3. The French connection: Ceci N'est Pas, the multiple-month series of art collaborations between Paris and L.A., sponsored by the French Embassy, treated L.A.'s art scene like an entirely level playing field. You might see the French cultural attaché, Adelaide Barbier, at art fair afterparties and then again sitting on the floor at alternative spaces, like Machine Project in Echo Park, where, one night in January, artist Nicholas Boulard debuted a series of cheeses he'd made using molds inspired by minimalist sculptures.

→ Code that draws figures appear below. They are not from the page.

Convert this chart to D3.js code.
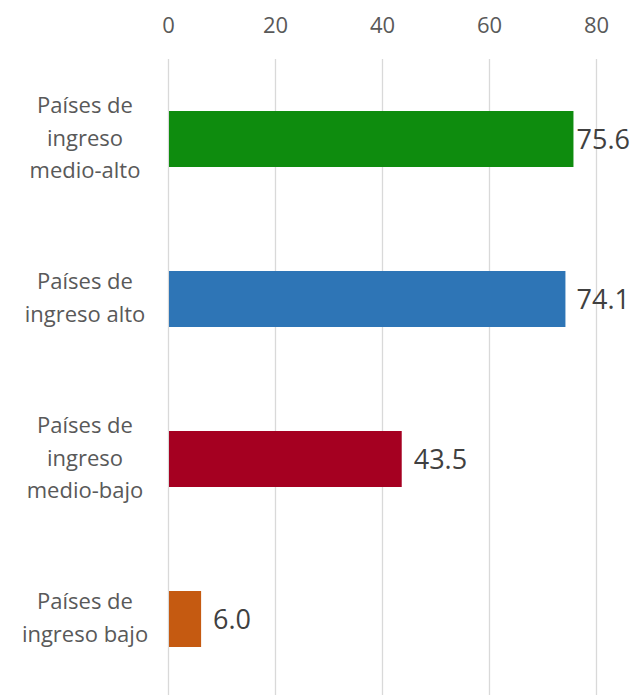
<!DOCTYPE html>
<html>
<head>
<meta charset="utf-8">
<script src="https://cdn.jsdelivr.net/npm/d3@7"></script>
<style>
  body { margin: 0; background: #fff; }
  svg { display: block; font-family: "Open Sans", "Noto Sans", sans-serif; }
</style>
</head>
<body>
<svg id="svg"></svg>
<script>
// data
const categories = [
  ["Países de", "ingreso", "medio-alto"],
  ["Países de", "ingreso alto"],
  ["Países de", "ingreso", "medio-bajo"],
  ["Países de", "ingreso bajo"]
];
const values = [75.6, 74.1, 43.5, 6.0];
const barColors = ["#0e8c0e", "#2e75b6", "#a50021", "#c55a11"];
const tickValues = [0, 20, 40, 60, 80];

const w = 633;
const h = 695;

const svg = d3.select("#svg")
  .attr("width", w)
  .attr("height", h);

const x = d3.scaleLinear()
  .domain([0, 80])
  .range([168, 596]);

const y = d3.scaleBand()
  .domain(d3.range(values.length))
  .range([59, 699])
  .paddingInner(0.65)
  .paddingOuter(0.325);

// gridlines + top tick labels
const xAxis = svg.append("g")
  .attr("transform", "translate(0,59)")
  .call(d3.axisTop(x).tickValues(tickValues).tickSize(-(699 - 59)).tickPadding(26));

xAxis.select(".domain").remove();
xAxis.selectAll(".tick line").attr("stroke", "#d9d9d9").attr("stroke-width", 1.3);
xAxis.selectAll(".tick text")
  .attr("fill", "#595959")
  .style("font-size", "22px")
  .style("font-family", "'Open Sans', 'Noto Sans', sans-serif");

// bars
svg.selectAll("rect.bar")
  .data(values)
  .enter()
  .append("rect")
  .attr("class", "bar")
  .attr("x", x(0) + 1)
  .attr("y", (d, i) => y(i))
  .attr("width", d => x(d) - x(0))
  .attr("height", y.bandwidth())
  .attr("fill", (d, i) => barColors[i]);

// value labels
svg.selectAll("text.val")
  .data(values)
  .enter()
  .append("text")
  .attr("class", "val")
  .attr("x", d => x(d) + 13)
  .attr("y", (d, i) => y(i) + y.bandwidth() / 2)
  .attr("dy", "0.36em")
  .attr("fill", "#404040")
  .style("font-size", "27px")
  .text(d => d.toFixed(1))
  .each(function () {
    // keep the label inside the picture
    const len = this.getComputedTextLength();
    const xs = +d3.select(this).attr("x");
    if (xs + len > w - 3) d3.select(this).attr("x", w - 3 - len);
  });

// category labels
const lineH = 32.5;
const cat = svg.selectAll("text.cat")
  .data(categories)
  .enter()
  .append("text")
  .attr("class", "cat")
  .attr("text-anchor", "middle")
  .attr("fill", "#595959")
  .style("font-size", "22px");

cat.each(function (lines, i) {
  const cy = y(i) + y.bandwidth() / 2;
  const top = cy - (lines.length - 1) * lineH / 2;
  d3.select(this).selectAll("tspan")
    .data(lines)
    .enter()
    .append("tspan")
    .attr("x", 85)
    .attr("y", (d, j) => top + j * lineH)
    .attr("dy", "0.3em")
    .text(d => d);
});
</script>
</body>
</html>
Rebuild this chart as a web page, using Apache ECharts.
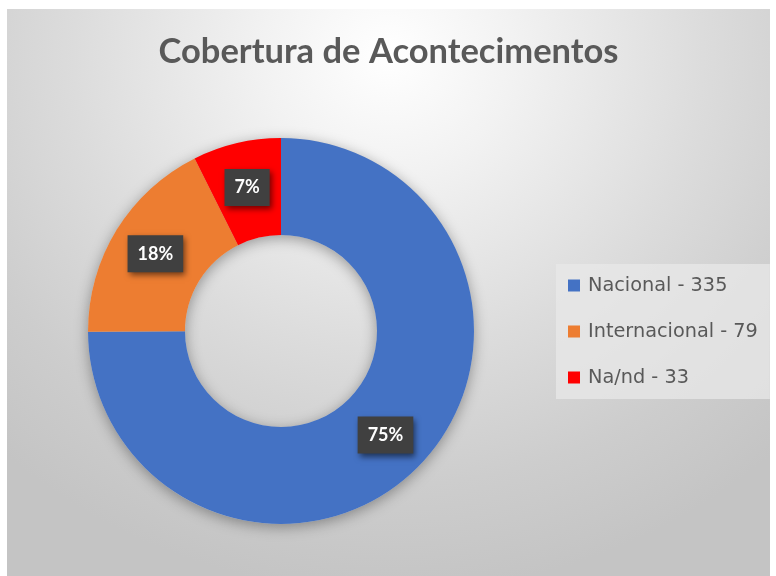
<!DOCTYPE html>
<html>
<head>
<meta charset="utf-8">
<script src="https://cdn.jsdelivr.net/npm/echarts@6/dist/echarts.min.js"></script>
<style>
html,body{margin:0;padding:0;background:#ffffff;width:776px;height:576px;overflow:hidden;}
#chart{position:absolute;left:7px;top:9px;width:763px;height:567px;
background:radial-gradient(ellipse 75% 95% at 50% 8%, #ffffff 0%, #f2f2f2 22%, #dcdcdc 55%, #cdcdcd 80%, #c4c4c4 100%);}
</style>
</head>
<body>
<div id="chart"></div>
<script>
var titleText = 'Cobertura de Acontecimentos';
var categories = ['Nacional', 'Internacional', 'Na/nd'];
var values = [335, 79, 33];
var colors = ['#4472C4', '#ED7D31', '#FF0000'];

var chart = echarts.init(document.getElementById('chart'), null, {renderer:'canvas'});
var valueByName = {};
categories.forEach(function(c,i){ valueByName[c] = values[i]; });
var total = values.reduce(function(a,b){return a+b;},0);

var FONT = 'Lato';
var option = {
  animation: false,
  title: {
    text: titleText,
    left: 'center',
    top: 20,
    padding: [5, 0, 5, 12],
    textStyle: {fontFamily: FONT, fontSize: 34.5, fontWeight: 'bold', color: '#595959'}
  },
  legend: {
    orient: 'vertical',
    left: 549,
    top: 255,
    data: categories,
    icon: 'rect',
    itemWidth: 12,
    itemHeight: 12,
    itemGap: 27,
    padding: [12, 12, 12, 12],
    backgroundColor: 'rgba(232,232,232,0.75)',
    formatter: function(name){ return name + ' - ' + valueByName[name]; },
    textStyle: {fontFamily: 'DejaVu Sans', fontSize: 19.3, color: '#595959', lineHeight: 18, padding: [0,0,0,3]}
  },
  series: [
    {
      type: 'pie',
      silent: true,
      center: [274, 322],
      radius: [96, 193],
      startAngle: 90,
      clockwise: true,
      label: {show: false},
      labelLine: {show: false},
      itemStyle: {color: '#cfcfcf', shadowBlur: 14, shadowColor: 'rgba(0,0,0,0.35)', shadowOffsetY: 3},
      data: [{value: total, name: '_ring'}],
      legendHoverLink: false
    },
    {
      type: 'pie',
      center: [274, 322],
      radius: [96, 193],
      startAngle: 90,
      clockwise: true,
      percentPrecision: 0,
      avoidLabelOverlap: false,
      label: {
        show: true,
        position: 'inside',
        formatter: '{d}%',
        fontFamily: FONT,
        fontSize: 18,
        fontWeight: 'bold',
        color: '#ffffff',
        backgroundColor: '#404040',
        padding: [10, 10, 9, 10],
        shadowBlur: 6,
        shadowColor: 'rgba(0,0,0,0.55)',
        shadowOffsetX: 2,
        shadowOffsetY: 3
      },
      labelLine: {show: false},
      itemStyle: {borderWidth: 0},
      emphasis: {disabled: true},
      data: categories.map(function(c,i){ return {name: c, value: values[i], itemStyle: {color: colors[i]}}; })
    }
  ]
};
chart.setOption(option);
</script>
</body>
</html>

4. The doughnut creature: David Snyder's sculpture Portrait of a Nugose, which appeared in his Michael Benevento show this fall, looked kind of like weeping willow covered in a thick coat of melted, burnt marshmallow. Machinery powered up inside when you got close, making clanging and radio noises, and if you looked through a peephole on its wall-facing side, you'd see a plate of doughnuts. It was an unwieldy, dysfunctional, opaque thing that wanted to invite people in but didn't know how.
5. The open storage: Liz Diller's firm's design for billionaire philanthropist Eli Broad's new art museum, rapidly rising on Grand Avenue across from MOCA, seems like it might just work. Diller has talked about wanting her building to announce itself as the home of just one man's collection, to be transparent about its subjectivity. It sounds impossibly idealistic, but that porous surface and the windows into the vault where the Broad Collection is stored might at least generate the right curiosity-piquing vibe.